**Problem requirements:** Extract the first line of the entries below and every line after it up to the one containing "6, 5, 4, 18];", both kept. Pictures are excluded.
----
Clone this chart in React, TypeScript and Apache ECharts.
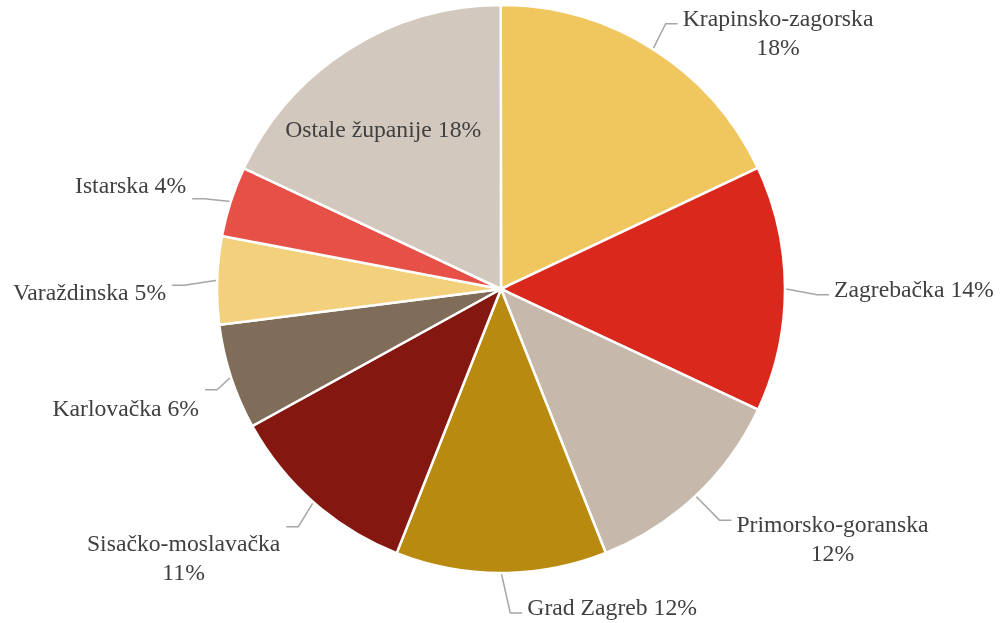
import React, { useEffect, useRef } from "react";
import * as echarts from "echarts";

// Data
const regions = [
  "Krapinsko-zagorska",
  "Zagrebačka",
  "Primorsko-goranska",
  "Grad Zagreb",
  "Sisačko-moslavačka",
  "Karlovačka",
  "Varaždinska",
  "Istarska",
  "Ostale županije",
];
const shares = [18, 14, 12, 12, 11, 6, 5, 4, 18];

// Styling (not data)
const colors = ["#F0C65E", "#DA291C", "#C6B9AC", "#B98A10", "#841811", "#7F6C59", "#F3D07C", "#E65046", "#D3C8BD"];
const twoLine = [true, false, true, false, true, false, false, false, false];
const lineLen = [20, 30, 45, 34, 44, 22, 32, 28, 0];
const lineLen2 = [15, 14, 8, 19, 2, 4, 12, 12, 0];
const labelDist = [4, 5, 2, 7, 2, 7, 7, 6, 0];
const labelPad: number[][] = [[0, 0, 0, 0], [0, 0, 0, 0], [19, 0, 0, 0], [0, 0, 0, 0], [45, 0, 0, 0], [48, 0, 0, 0], [26, 0, 0, 0], [0, 0, 16, 0], [0, 80, 76, 0]];

const FONT = "Liberation Serif";
const FS = 23.7;
const LH = 29;
const TXT = "#404040";

export default function App() {
  const ref = useRef<HTMLDivElement>(null);
  useEffect(() => {
    if (!ref.current) return;
    const chart = echarts.init(ref.current, null, { renderer: "svg" });
    const data = regions.map((name, i) => {
      const inside = i === regions.length - 1;
      const text = twoLine[i] ? `{c|${name}}\n{c|${shares[i]}%}` : `${name} ${shares[i]}%`;
      return {
        name,
        value: shares[i],
        itemStyle: { color: colors[i] },
        label: { position: inside ? "inside" : "outside", formatter: text, distanceToLabelLine: labelDist[i], padding: labelPad[i] },
        labelLine: { show: !inside, length: lineLen[i], length2: lineLen2[i] },
      };
    });
    try {
      chart.setOption({
        animation: false,
        series: [
          {
            type: "pie",
            center: [501, 289],
            radius: 284,
            startAngle: 90.05,
            clockwise: true,
            avoidLabelOverlap: false,
            emphasis: { disabled: true },
            itemStyle: { borderColor: "#ffffff", borderWidth: 2.5 },
            label: {
              show: true, overflow: "none", bleedMargin: 0, fontFamily: FONT, fontSize: FS, color: TXT, lineHeight: LH,
              rich: { c: { align: "center", fontFamily: FONT, fontSize: FS, color: TXT, lineHeight: LH } },
            },
            labelLine: { show: true, smooth: false, lineStyle: { color: "#A6A6A6", width: 1.5 } },
            labelLayout: (p: any) => {
              try {
                const i = p.dataIndex;
                if (i === regions.length - 1 || !p.labelLinePoints) return {};
                const r = p.labelRect;
                const n = twoLine[i] ? 2 : 1;
                const h = r.height - (n - 1) * LH;
                const firstCenter = r.y + h / 2;
                const leftSide = p.align === "right";
                const endX = leftSide ? r.x + r.width + 6 : r.x - 5;
                const endY = firstCenter + 6;
                const elbowX = leftSide ? endX + 12 : endX - 12;
                const start = p.labelLinePoints[0];
                return { labelLinePoints: [[start[0], start[1]], [elbowX, endY], [endX, endY]] };
              } catch (e) {
                return {};
              }
            },
            data,
          },
        ],
      });
    } catch (e) {
      // ignore
    }
    return () => chart.dispose();
  }, []);
  return (
    <div>
      <div ref={ref} style={{ position: "fixed", left: 0, top: 0, width: 1000, height: 623 }} />
    </div>
  );
}
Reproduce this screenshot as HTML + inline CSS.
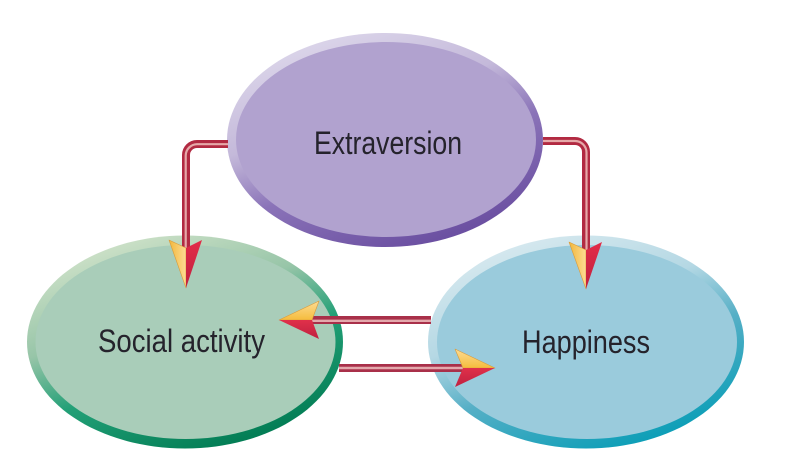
<!DOCTYPE html>
<html><head><meta charset="utf-8"><style>html,body{margin:0;padding:0;background:#fff;width:793px;height:466px;overflow:hidden}svg{display:block}text{font-family:"Liberation Sans",sans-serif;font-size:32px;fill:#25232c}</style></head>
<body>
<svg width="793" height="466" viewBox="0 0 793 466" xmlns="http://www.w3.org/2000/svg">
<defs>
<linearGradient id="p" x1="0.2" y1="0.05" x2="0.7" y2="1"><stop offset="0" stop-color="#dcd6ea"/><stop offset="0.35" stop-color="#c4b9da"/><stop offset="0.6" stop-color="#8a73b8"/><stop offset="1" stop-color="#684c9f"/></linearGradient>
<linearGradient id="g" x1="0.2" y1="0.05" x2="0.7" y2="1"><stop offset="0" stop-color="#cfe2c9"/><stop offset="0.35" stop-color="#97c5a8"/><stop offset="0.6" stop-color="#23a077"/><stop offset="1" stop-color="#007a52"/></linearGradient>
<linearGradient id="b" x1="0.2" y1="0.05" x2="0.7" y2="1"><stop offset="0" stop-color="#d7e9ef"/><stop offset="0.35" stop-color="#b5d8e4"/><stop offset="0.6" stop-color="#55afc6"/><stop offset="1" stop-color="#079db6"/></linearGradient>
<linearGradient id="yv" x1="0" y1="0" x2="1" y2="0"><stop offset="0" stop-color="#f2b73a"/><stop offset="1" stop-color="#fddc94"/></linearGradient>
<linearGradient id="yh" x1="0" y1="1" x2="0" y2="0"><stop offset="0" stop-color="#f5bc3d"/><stop offset="1" stop-color="#fddc94"/></linearGradient>
<linearGradient id="rh" x1="0" y1="0" x2="0" y2="1"><stop offset="0" stop-color="#e0304a"/><stop offset="1" stop-color="#bf2140"/></linearGradient>
<linearGradient id="rv" x1="0" y1="0" x2="0" y2="1"><stop offset="0" stop-color="#e32c48"/><stop offset="1" stop-color="#c0203f"/></linearGradient>
</defs>

<ellipse cx="385" cy="140" rx="158" ry="107" fill="url(#p)"/>
<ellipse cx="386" cy="139.5" rx="150" ry="97.5" fill="#b1a2cf"/>
<ellipse cx="185" cy="342" rx="158" ry="106.5" fill="url(#g)"/>
<ellipse cx="185.5" cy="342" rx="150" ry="97" fill="#a9cdb9"/>
<ellipse cx="586" cy="342" rx="158" ry="106.5" fill="url(#b)"/>
<ellipse cx="587" cy="342" rx="150" ry="97" fill="#9acbdc"/>

<g fill="none">
<path d="M228 144H197A11 11 0 0 0 186 155V250" stroke="#b22a42" stroke-width="8"/>
<path d="M228 144.2H197A11.5 11.5 0 0 0 185.7 155.5V250" stroke="#e6a9a9" stroke-width="2.2"/>
<path d="M543 141H575A11 11 0 0 1 586 152V252" stroke="#b22a42" stroke-width="8"/>
<path d="M543 141H575A11.5 11.5 0 0 1 586.5 152.5V252" stroke="#e6a9a9" stroke-width="2.2"/>
<path d="M431 320H310" stroke="#a9304a" stroke-width="8"/>
<path d="M431 320.8H310" stroke="#e4a9ad" stroke-width="2.4"/>
<path d="M339 368H465" stroke="#a9304a" stroke-width="8"/>
<path d="M339 368H465" stroke="#e4a9ad" stroke-width="2.4"/>
</g>

<g stroke="#d99a3a" stroke-width="0.6" stroke-linejoin="round">
<polygon points="169,240 186,248 186,288" fill="url(#yv)"/>
<polygon points="569,242 586,250 586,289" fill="url(#yv)"/>
<polygon points="279,320 319,301 312,320" fill="url(#yh)"/>
<polygon points="495,368 455,349 463,368" fill="url(#yh)"/>
</g>
<polygon points="202,240 186,248 186,288" fill="url(#rv)"/>
<polygon points="602,242 586,250 586,289" fill="url(#rv)"/>
<polygon points="279,320 319,339 312,320" fill="url(#rh)"/>
<polygon points="495,368 455,387 463,368" fill="url(#rh)"/>

<text x="314" y="154" textLength="148" lengthAdjust="spacingAndGlyphs">Extraversion</text>
<text x="98" y="352" textLength="167" lengthAdjust="spacingAndGlyphs">Social activity</text>
<text x="522" y="353" textLength="128" lengthAdjust="spacingAndGlyphs">Happiness</text>
</svg>
</body></html>
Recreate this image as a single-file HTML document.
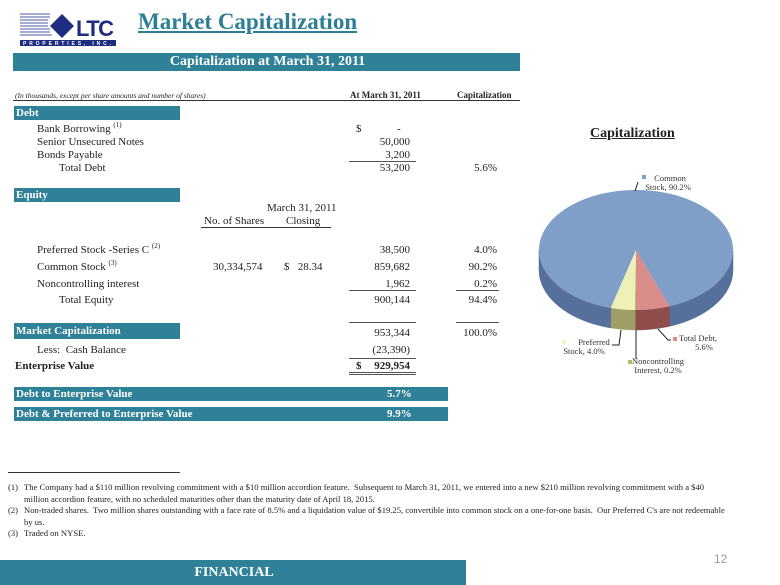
<!DOCTYPE html>
<html><head><meta charset="utf-8">
<style>
body{margin:0;width:780px;height:585px;position:relative;background:#fff;overflow:hidden;font-family:"Liberation Serif",serif;color:#222}
.a{position:absolute;white-space:nowrap;font-size:11px;line-height:12px}
.r{text-align:right}
.bar{position:absolute;background:#2f8198;color:#fff;font-weight:bold;font-size:11px;line-height:14px;padding-left:2px;box-sizing:border-box}
.ln{position:absolute;height:0;border-top:1.5px solid #555}
sup{font-size:7px;vertical-align:5px;line-height:0}
.fn{position:absolute;font-size:8.6px;line-height:11.5px;left:8px;width:720px}
.fn span{position:absolute;left:0}
.fn div{padding-left:16px}
</style></head><body>
<div style="position:absolute;left:20px;top:10px;width:98px;height:36px">
<svg width="98" height="36">
<g stroke="#4a5aa8" stroke-width="1"><line x1="0" y1="4" x2="30" y2="4"/><line x1="0" y1="7" x2="30" y2="7"/><line x1="0" y1="10" x2="28" y2="10"/><line x1="0" y1="13" x2="28" y2="13"/><line x1="0" y1="16" x2="28" y2="16"/><line x1="0" y1="19" x2="30" y2="19"/><line x1="0" y1="22" x2="30" y2="22"/><line x1="0" y1="25" x2="32" y2="25"/></g>
<polygon points="30,16 42,4 54,16 42,28" fill="#1f2d80"/>
<text x="56" y="26" font-family="Liberation Sans" font-weight="bold" font-size="22" fill="#1f2d80" textLength="38">LTC</text>
<rect x="0" y="30" width="96" height="6" fill="#1f2d80"/>
<text x="3" y="35" font-size="5" fill="#fff" font-family="Liberation Sans" font-weight="bold" textLength="88">PROPERTIES, INC.</text>
</svg></div>
<div class="a" style="left:138px;top:8px;font-size:23px;line-height:28px;font-weight:bold;color:#2e7e96;text-decoration:underline">Market Capitalization</div>
<div class="bar" style="left:13px;top:53px;width:507px;height:18px;text-align:center;font-size:14px;line-height:18px">Capitalization at March 31, 2011</div>
<div class="a" style="left:15px;top:90px;font-size:7.5px;font-style:italic">(In thousands, except per share amounts and number of shares)</div>
<div class="a" style="left:350px;top:89px;font-size:9px;font-weight:bold">At March 31, 2011</div>
<div class="a" style="left:457px;top:89px;font-size:9px;font-weight:bold">Capitalization</div>
<div class="ln" style="left:13px;top:100px;width:507px;border-top:1px solid #333"></div>

<div class="bar" style="left:14px;top:106px;width:166px;height:14px">Debt</div>
<div class="a" style="left:37px;top:123px">Bank Borrowing <sup>(1)</sup></div>
<div class="a" style="left:356px;top:123px">$</div><div class="a" style="left:397px;top:123px">-</div>
<div class="a" style="left:37px;top:136px">Senior Unsecured Notes</div><div class="a r" style="left:340px;width:70px;top:136px">50,000</div>
<div class="a" style="left:37px;top:149px">Bonds Payable</div><div class="a r" style="left:340px;width:70px;top:149px">3,200</div>
<div class="ln" style="left:349px;top:161px;width:67px"></div>
<div class="a" style="left:59px;top:162px">Total Debt</div><div class="a r" style="left:340px;width:70px;top:162px">53,200</div><div class="a r" style="left:440px;width:57px;top:162px">5.6%</div>

<div class="bar" style="left:14px;top:188px;width:166px;height:14px">Equity</div>
<div class="a" style="left:267px;top:202px">March 31, 2011</div>
<div class="a" style="left:204px;top:215px">No. of Shares</div><div class="a" style="left:286px;top:215px">Closing</div>
<div class="ln" style="left:201px;top:227px;width:130px;border-top:1px solid #333"></div>
<div class="a" style="left:37px;top:244px">Preferred Stock -Series C <sup>(2)</sup></div><div class="a r" style="left:340px;width:70px;top:244px">38,500</div><div class="a r" style="left:440px;width:57px;top:244px">4.0%</div>
<div class="a" style="left:37px;top:261px">Common Stock <sup>(3)</sup></div><div class="a" style="left:213px;top:261px">30,334,574</div><div class="a" style="left:284px;top:261px">$&nbsp;&nbsp;&nbsp;28.34</div><div class="a r" style="left:340px;width:70px;top:261px">859,682</div><div class="a r" style="left:440px;width:57px;top:261px">90.2%</div>
<div class="a" style="left:37px;top:278px">Noncontrolling interest</div><div class="a r" style="left:340px;width:70px;top:278px">1,962</div><div class="a r" style="left:440px;width:57px;top:278px">0.2%</div>
<div class="ln" style="left:349px;top:290px;width:67px"></div><div class="ln" style="left:456px;top:290px;width:43px"></div>
<div class="a" style="left:59px;top:294px">Total Equity</div><div class="a r" style="left:340px;width:70px;top:294px">900,144</div><div class="a r" style="left:440px;width:57px;top:294px">94.4%</div>
<div class="ln" style="left:349px;top:322px;width:67px"></div><div class="ln" style="left:456px;top:322px;width:43px"></div>
<div class="bar" style="left:14px;top:323px;width:166px;height:16px;line-height:16px">Market Capitalization</div>
<div class="a r" style="left:340px;width:70px;top:327px">953,344</div><div class="a r" style="left:440px;width:57px;top:327px">100.0%</div>
<div class="a" style="left:37px;top:344px">Less:&nbsp; Cash Balance</div><div class="a r" style="left:340px;width:70px;top:344px">(23,390)</div>
<div class="ln" style="left:349px;top:358px;width:67px"></div>
<div class="a" style="left:15px;top:360px;font-weight:bold">Enterprise Value</div>
<div class="a" style="left:356px;top:360px;font-weight:bold">$</div><div class="a r" style="left:340px;width:70px;top:360px;font-weight:bold">929,954</div>
<div class="ln" style="left:349px;top:372px;width:67px;border-top:3px double #555;height:0"></div>

<div class="bar" style="left:14px;top:387px;width:434px;height:14px">Debt to Enterprise Value<span style="position:absolute;left:373px">5.7%</span></div>
<div class="bar" style="left:14px;top:407px;width:434px;height:14px">Debt &amp; Preferred to Enterprise Value<span style="position:absolute;left:373px">9.9%</span></div>

<div class="a" style="left:590px;top:126px;font-size:14px;line-height:16px;font-weight:bold;text-decoration:underline">Capitalization</div>
<svg id="pie" width="780" height="585" style="position:absolute;left:0;top:0;pointer-events:none"></svg>

<div class="ln" style="left:8px;top:472px;width:172px;border-top:1px solid #333"></div>
<div class="fn" style="top:482px"><span>(1)</span><div>The Company had a $110 million revolving commitment with a $10 million accordion feature.&nbsp; Subsequent to March 31, 2011, we entered into a new $210 million revolving commitment with a $40 million accordion feature, with no scheduled maturities other than the maturity date of April 18, 2015.</div></div>
<div class="fn" style="top:505px"><span>(2)</span><div>Non-traded shares.&nbsp; Two million shares outstanding with a face rate of 8.5% and a liquidation value of $19.25, convertible into common stock on a one-for-one basis.&nbsp; Our Preferred C's are not redeemable by us.</div></div>
<div class="fn" style="top:528px"><span>(3)</span><div>Traded on NYSE.</div></div>
<div class="a" style="left:714px;top:553px;font-family:'Liberation Sans',sans-serif;font-size:12px;color:#999">12</div>
<div class="bar" style="left:0;top:560px;width:466px;height:25px;text-align:center;font-size:14px;line-height:25px">FINANCIAL</div>

<script>
const categories=["Noncontrolling Interest","Preferred Stock","Common Stock","Total Debt"];
const values=[0.2,4.0,90.2,5.6];
const NS="http://www.w3.org/2000/svg";
const svg=document.getElementById('pie');
const cx=636,cy=250,rx=97,ry=60,depth=20;
const tops=["#a6c45a","#eef0b8","#7f9fc8","#d98c89"];
const sides=["#7c9440","#9e9e66","#55709a","#8e4d4a"];
const markers=["#a6c45a","#f2f3c0","#7f9fc8","#d98c89"];
const total=values.reduce((a,b)=>a+b,0);
function pt(t,dy){return [cx-rx*Math.sin(t),cy+ry*Math.cos(t)+(dy||0)];}
let angs=[0];values.forEach(v=>angs.push(angs[angs.length-1]+v/total*2*Math.PI));
values.forEach((v,i)=>{
  const a0=angs[i],a1=angs[i+1];const N=240;
  const seg=[];for(let k=0;k<=N;k++){const t=a0+(a1-a0)*k/N;const tt=((t%(2*Math.PI))+2*Math.PI)%(2*Math.PI);if(tt<=Math.PI/2||tt>=3*Math.PI/2)seg.push(t);}
  if(seg.length>1){
    const groups=[];let g=[seg[0]];for(let k=1;k<seg.length;k++){if(seg[k]-seg[k-1]>0.05){groups.push(g);g=[];}g.push(seg[k]);}groups.push(g);
    groups.forEach(gr=>{
      if(gr.length<2)return;
      const up=gr.map(t=>pt(t)),dn=gr.slice().reverse().map(t=>pt(t,depth));
      const p=document.createElementNS(NS,'polygon');
      p.setAttribute('points',up.concat(dn).map(q=>q.join(',')).join(' '));
      p.setAttribute('fill',sides[i]);p.setAttribute('stroke',sides[i]);p.setAttribute('stroke-width','0.5');
      
      
      svg.appendChild(p);
    });
  }
});
values.forEach((v,i)=>{
  const a0=angs[i],a1=angs[i+1];const N=Math.max(4,Math.ceil((a1-a0)*40));
  const pts=[[cx,cy]];for(let k=0;k<=N;k++)pts.push(pt(a0+(a1-a0)*k/N));
  const p=document.createElementNS(NS,'polygon');
  p.setAttribute('points',pts.map(q=>q.join(',')).join(' '));
  p.setAttribute('fill',tops[i]);
  
  
  svg.appendChild(p);
});
// label layout (positions only)
const line1Pos=[[658,364],[594,345],[670,181],[698,341]];
const line2Pos=[[658,373],[584,354],[668,190],[704,350]];
const leaders=[[636,330,636,359],[621,330,619,345,612,345],[635,191,638,182],[658,329,668,340,671,340]];
const markerPos=[[628,360],[562,340],[642,175],[673,337]];
values.forEach((v,i)=>{
  const L=leaders[i];const pl=document.createElementNS(NS,'polyline');
  const pp=[];for(let k=0;k<L.length;k+=2)pp.push(L[k]+','+L[k+1]);
  pl.setAttribute('points',pp.join(' '));pl.setAttribute('fill','none');pl.setAttribute('stroke','#222');pl.setAttribute('stroke-width','1');
  
  
  svg.appendChild(pl);
  const m=document.createElementNS(NS,'rect');
  m.setAttribute('x',markerPos[i][0]);m.setAttribute('y',markerPos[i][1]);m.setAttribute('width',4);m.setAttribute('height',4);m.setAttribute('fill',markers[i]);
  
  
  svg.appendChild(m);
  const name=categories[i].split(' ');
  let line1,line2;
  if(i===3){line1=categories[i]+',';line2=values[i].toFixed(1)+'%';}
  else{line1=name[0];line2=name.slice(1).join(' ')+', '+values[i].toFixed(1)+'%';}
  const t=document.createElementNS(NS,'text');
  t.setAttribute('font-family','Liberation Serif');t.setAttribute('font-size','8.5');t.setAttribute('fill','#333');
  t.setAttribute('text-anchor','middle');
  
  
  [[line1,line1Pos[i]],[line2,line2Pos[i]]].forEach(([s,p])=>{const ts=document.createElementNS(NS,'tspan');ts.setAttribute('x',p[0]);ts.setAttribute('y',p[1]);ts.textContent=s;t.appendChild(ts);});
  svg.appendChild(t);
});
</script>
</body></html>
----
**Written reply:**
Clone this chart in React, TypeScript and Apache ECharts.
import React, { useEffect, useRef } from "react";
import * as echarts from "echarts";

// Data
const regions = [
  "Krapinsko-zagorska",
  "Zagrebačka",
  "Primorsko-goranska",
  "Grad Zagreb",
  "Sisačko-moslavačka",
  "Karlovačka",
  "Varaždinska",
  "Istarska",
  "Ostale županije",
];
const shares = [18, 14, 12, 12, 11, 6, 5, 4, 18];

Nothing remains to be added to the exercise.